Şair ne diyor? "Yüyüyeceksin, millet yürüyecek arkandan" diyor ya. İşte biz de hiç durmadan yürüyoruz. Milletimiz de bizim yalnız bırakmadı, hep destekledi. İşte 15 Temmuz gecesi milletimize çağrıyı yaptık mı? Yaptık. Caddelere, meydanlara dedik mi? Dedik. Benim milletim çıktı mı, yürüdü mü? Birisi de vardı ki o adresi şaşırdı. Bir televizyon kanalında kendisine soruyorlar, siz niye yoktunuz diyor. Bana da haber verseydi Cumhurbaşkanı ben de gelirdim diyor. Biz çağrımızı millete yaptık, biz milletimize meydanlara, caddelere yürüyün dedik, milletin yürüdü. Demek ki bu beyefendi milletin bir ferdi değildi. O da havaalanına geldi, tanklar var on binler var. Ama o adamlarını FETÖ'cülere gönderdi. Beraber çalışıyorlar ya, görüşmeden sonra Bay Kemal'e yol açıldı. Yol açıldıktan sonra kendisine ayrılan araca bindi Bakırköy'e gitti. Oteller kapalıymış, Belediye Başkanı'nın evine gitti. Bunların hepsi kayıtlarda var mı? Var. Televizyon kanalında darbeyi takip ediyor. 1.5-2 civarı biz de Atatürk Havalimanı'na iniyoruz. F-16'lar, helikopterler uçuyor, hamdolsun milletimiz geldiler. Biz onların arasında terminale giriyoruz ve orada basın toplantımızı yapıyoruz. Bak ne diyor? O diyor zaten manevracı Kemal'dir diyor. İlginç olan şey şu. Biz basın toplantımızı yaptık, Valimiz, 1. Ordu Komutanımız geldiler ve oradan saatlerce, 16 saat bütün operasyonları yönettik. Ne diyor kendisi bir darbe olduğu zaman tankların karşısına ilk önce ben çıkarım.
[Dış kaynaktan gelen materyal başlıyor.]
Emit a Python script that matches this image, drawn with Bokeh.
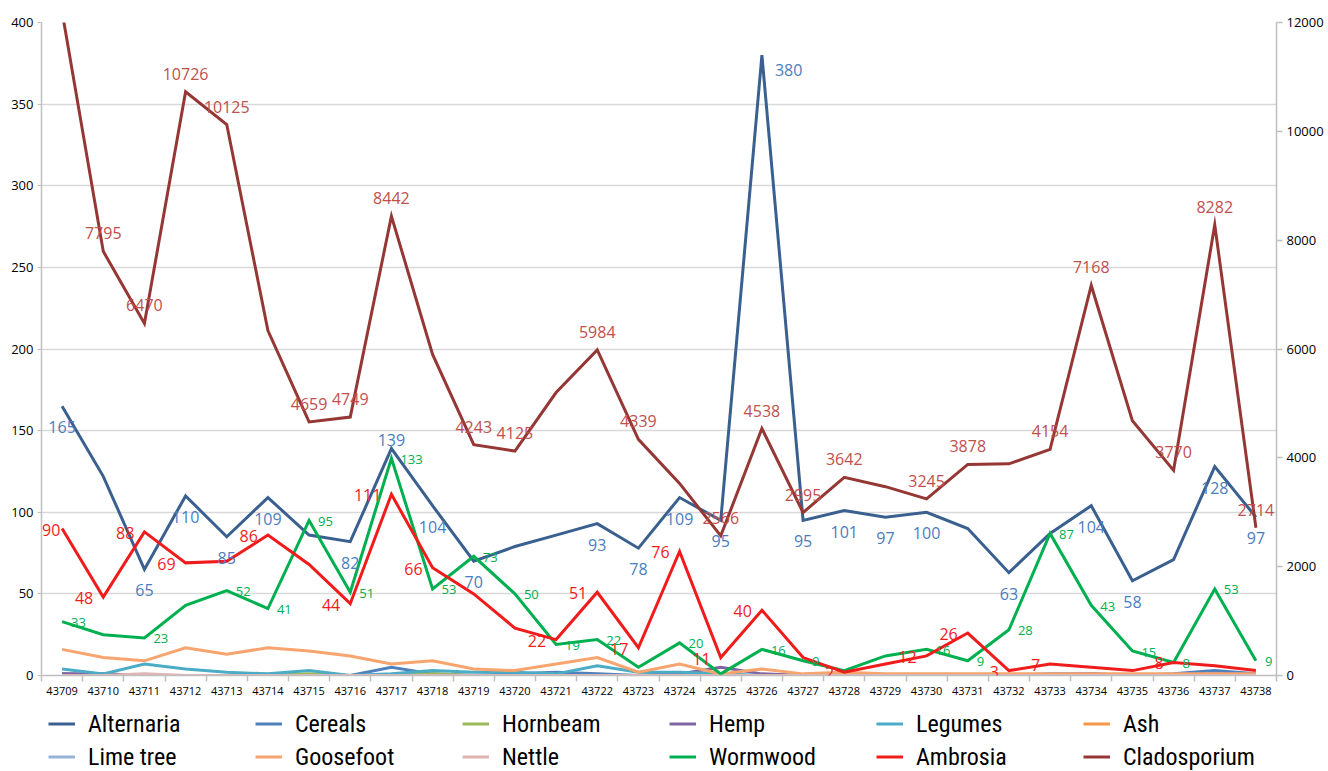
from bokeh.plotting import figure
from bokeh.layouts import column
from bokeh.models import (Range1d, LinearAxis, FixedTicker, ColumnDataSource,
                          LabelSet, Legend, LegendItem)
from bokeh.core.properties import value
from bokeh.embed import file_html
from bokeh.resources import INLINE

# ---------------- data ----------------
dates = list(range(43709, 43739))

alternaria = [165, 122, 65, 110, 85, 109, 86, 82, 139, 104, 70, 79, 86, 93, 78,
              109, 95, 380, 95, 101, 97, 100, 90, 63, 87, 104, 58, 71, 128, 97]
cereals = [1, 0, 0, 0, 0, 0, 0, 0, 5, 1, 0, 1, 2, 1, 0,
           1, 0, 0, 0, 0, 0, 0, 0, 0, 1, 1, 0, 1, 3, 1]
hornbeam = [0, 0, 0, 0, 0, 0, 1, 0, 0, 1, 0, 0, 0, 0, 0,
            0, 0, 0, 0, 0, 0, 0, 0, 0, 0, 0, 0, 0, 0, 0]
hemp = [1, 1, 0, 0, 0, 0, 0, 0, 0, 0, 0, 0, 0, 0, 0,
        1, 5, 1, 0, 0, 0, 0, 0, 0, 0, 1, 0, 0, 1, 0]
legumes = [4, 1, 7, 4, 2, 1, 3, 0, 1, 3, 2, 2, 1, 6, 2,
           2, 1, 0, 0, 0, 0, 0, 0, 0, 0, 0, 0, 0, 0, 0]
ash = [0] * 30
lime_tree = [0] * 30
goosefoot = [16, 11, 9, 17, 13, 17, 15, 12, 7, 9, 4, 3, 7, 11, 2,
             7, 1, 4, 1, 2, 1, 1, 1, 1, 1, 1, 1, 1, 1, 1]
nettle = [0, 0, 1, 0, 0, 0, 0, 0, 0, 0, 0, 0, 0, 0, 0,
          0, 0, 0, 0, 0, 0, 0, 0, 0, 0, 0, 0, 0, 0, 0]
wormwood = [33, 25, 23, 43, 52, 41, 95, 51, 133, 53, 73, 50, 19, 22, 5,
            20, 1, 16, 9, 3, 12, 16, 9, 28, 87, 43, 15, 8, 53, 9]
ambrosia = [90, 48, 88, 69, 70, 86, 68, 44, 111, 66, 50, 29, 22, 51, 17,
            76, 11, 40, 11, 2, 7, 12, 26, 3, 7, 5, 3, 8, 6, 3]
cladosporium = [12200, 7795, 6470, 10726, 10125, 6340, 4659, 4749, 8442, 5900,
                4243, 4125, 5200, 5984, 4339, 3530, 2566, 4538, 2995, 3642,
                3470, 3245, 3878, 3890, 4154, 7168, 4680, 3770, 8282, 2714]

names = ["Alternaria", "Cereals", "Hornbeam", "Hemp", "Legumes", "Ash",
         "Lime tree", "Goosefoot", "Nettle", "Wormwood", "Ambrosia", "Cladosporium"]
series = [alternaria, cereals, hornbeam, hemp, legumes, ash,
          lime_tree, goosefoot, nettle, wormwood, ambrosia, cladosporium]
colors = ["#3A6090", "#4F81BD", "#9BBB59", "#8064A2", "#4BACC6", "#F79646",
          "#95B3D7", "#F7A46E", "#E0B4B3", "#00B050", "#F01C1C", "#953735"]

# which points carry a data label (label text is the value itself)
alt_below = [0, 2, 3, 4, 5, 7, 9, 10, 13, 14, 15, 16, 18, 19, 20, 21, 23, 25, 26, 28, 29]
alt_above = [8]
alt_right = [17]
clad_skip = [0, 5, 9, 12, 15, 20, 23, 26]
amb_left = [1, 2, 3, 5, 7, 8, 9, 12, 13, 14, 15, 16, 17, 19, 21, 22, 23, 24, 27]
amb_edge = [0]
worm_skip = [1, 3, 14, 16, 19, 20]

# ---------------- main figure ----------------
W = 1328
x = list(range(len(dates)))

p = figure(width=W, height=700, output_backend="svg", toolbar_location=None,
           x_range=Range1d(-0.5, len(dates) - 0.5), y_range=Range1d(0, 400),
           min_border_left=41, min_border_right=52, min_border_top=22,
           min_border_bottom=25)
p.extra_y_ranges = {"clad": Range1d(0, 12000)}
p.outline_line_color = None

AX = "#BFBFBF"
xa = p.xaxis[0]
xa.ticker = FixedTicker(ticks=x, minor_ticks=[i - 0.5 for i in range(len(dates) + 1)])
xa.major_label_overrides = {i: str(d) for i, d in enumerate(dates)}
xa.major_tick_out = 0
xa.major_tick_in = 0
xa.minor_tick_out = 6
xa.minor_tick_in = 0
xa.minor_tick_line_color = AX
xa.minor_tick_line_width = 1.5
xa.axis_line_color = AX
xa.axis_line_width = 1.5
xa.major_label_text_font = "Open Sans"
xa.major_label_text_font_size = "11px"
xa.major_label_text_color = "black"
xa.major_label_standoff = 5

ya = p.yaxis[0]
ya.ticker = FixedTicker(ticks=list(range(0, 401, 50)), minor_ticks=[])
ya.axis_line_color = AX
ya.axis_line_width = 1.5
ya.major_tick_line_color = AX
ya.major_tick_out = 4
ya.major_tick_in = 0
ya.minor_tick_out = 0
ya.minor_tick_in = 0
ya.major_label_text_font = "Open Sans"
ya.major_label_text_font_size = "13px"
ya.major_label_text_color = "black"
ya.major_label_standoff = 4

ra = LinearAxis(y_range_name="clad",
                ticker=FixedTicker(ticks=list(range(0, 12001, 2000)), minor_ticks=[]))
ra.axis_line_color = AX
ra.axis_line_width = 1.5
ra.major_tick_line_color = AX
ra.major_tick_line_width = 1.5
ra.major_tick_out = 6
ra.major_tick_in = 0
ra.minor_tick_out = 0
ra.minor_tick_in = 0
ra.major_label_text_font = "Open Sans"
ra.major_label_text_font_size = "13px"
ra.major_label_text_color = "black"
ra.major_label_standoff = 4
p.add_layout(ra, "right")

p.xgrid.visible = False
p.ygrid.ticker = FixedTicker(ticks=list(range(0, 401, 50)))
p.ygrid.grid_line_color = "#D9D9D9"
p.ygrid.grid_line_width = 1.5

for name, vals, col in zip(names, series, colors):
    kw = {"y_range_name": "clad"} if name == "Cladosporium" else {}
    p.line(x, vals, line_color=col, line_width=3, line_join="miter", **kw)


def add_labels(vals, idxs, color, size, align, dx, dy, rng="default"):
    src = ColumnDataSource(dict(x=[i for i in idxs], y=[vals[i] for i in idxs],
                                t=[str(vals[i]) for i in idxs]))
    ls = LabelSet(x="x", y="y", text="t", source=src, x_offset=dx, y_offset=dy,
                  text_align=align, text_baseline="middle", text_color=color,
                  text_font=value("Open Sans"), text_font_size=f"{size}px",
                  y_range_name=rng)
    p.add_layout(ls)


ALT_LBL = "#4A7DBF"
add_labels(alternaria, alt_below, ALT_LBL, 16, "center", 0, -21)
add_labels(alternaria, alt_above, ALT_LBL, 16, "center", 0, 9)
add_labels(alternaria, alt_right, ALT_LBL, 16, "left", 13, -15)
clad_idx = [i for i in x if i not in clad_skip]
add_labels(cladosporium, clad_idx, "#C0504D", 16, "center", 0, 18, rng="clad")
add_labels(ambrosia, amb_left, "#F01C1C", 16, "right", -10, -1)
add_labels(ambrosia, amb_edge, "#F01C1C", 16, "left", -20, -1)
worm_idx = [i for i in x if i not in worm_skip]
add_labels(wormwood, worm_idx, "#00B050", 13, "left", 9, -1)

# ---------------- legend strip ----------------
# (swatch lines hold the series data but the view range keeps them off-screen)
lg = figure(width=W, height=71, output_backend="svg", toolbar_location=None,
            x_range=Range1d(1000, 1001), y_range=Range1d(0, 1), min_border=0,
            x_axis_location=None, y_axis_location=None)
lg.outline_line_color = None
lg.xgrid.visible = False
lg.ygrid.visible = False
items = []
for name, vals, col in zip(names, series, colors):
    r = lg.line(x, vals, line_color=col, line_width=3)
    items.append(LegendItem(label=name, renderers=[r]))

legend = Legend(items=items, orientation="horizontal", ncols=6, location=(7, -2),
                glyph_width=27, glyph_height=33, label_height=33, label_width=167,
                label_standoff=13, spacing=0, padding=0, margin=0,
                border_line_color=None, background_fill_alpha=0,
                label_text_font="Roboto Condensed, DejaVu Sans Condensed, sans-serif",
                label_text_font_size="24px", label_text_color="black")
lg.add_layout(legend, "center")

layout = column(p, lg, spacing=0)
open("out.html", "w").write(file_html(layout, INLINE))
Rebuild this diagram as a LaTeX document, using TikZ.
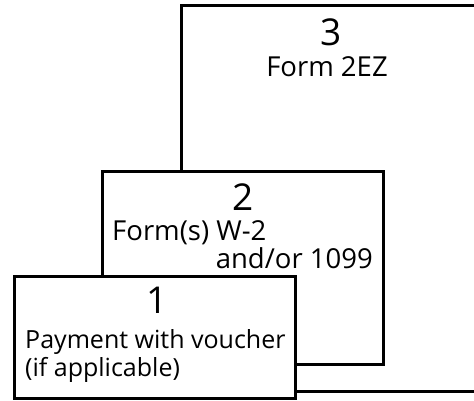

Tankların karşısına çıktı, hemen yanlarından sıyrışıp Bakırköy'e geçti. Ben bu millet aşık olmayayım da kime aşık olayım ya? Biz bu vatan için bu millet için fedai can etmeyeceğiz de neresi için fedai can edeceğiz. Bugün artık millete can borcumuz var. Bunun içim var gücümüzle çalışıyoruz.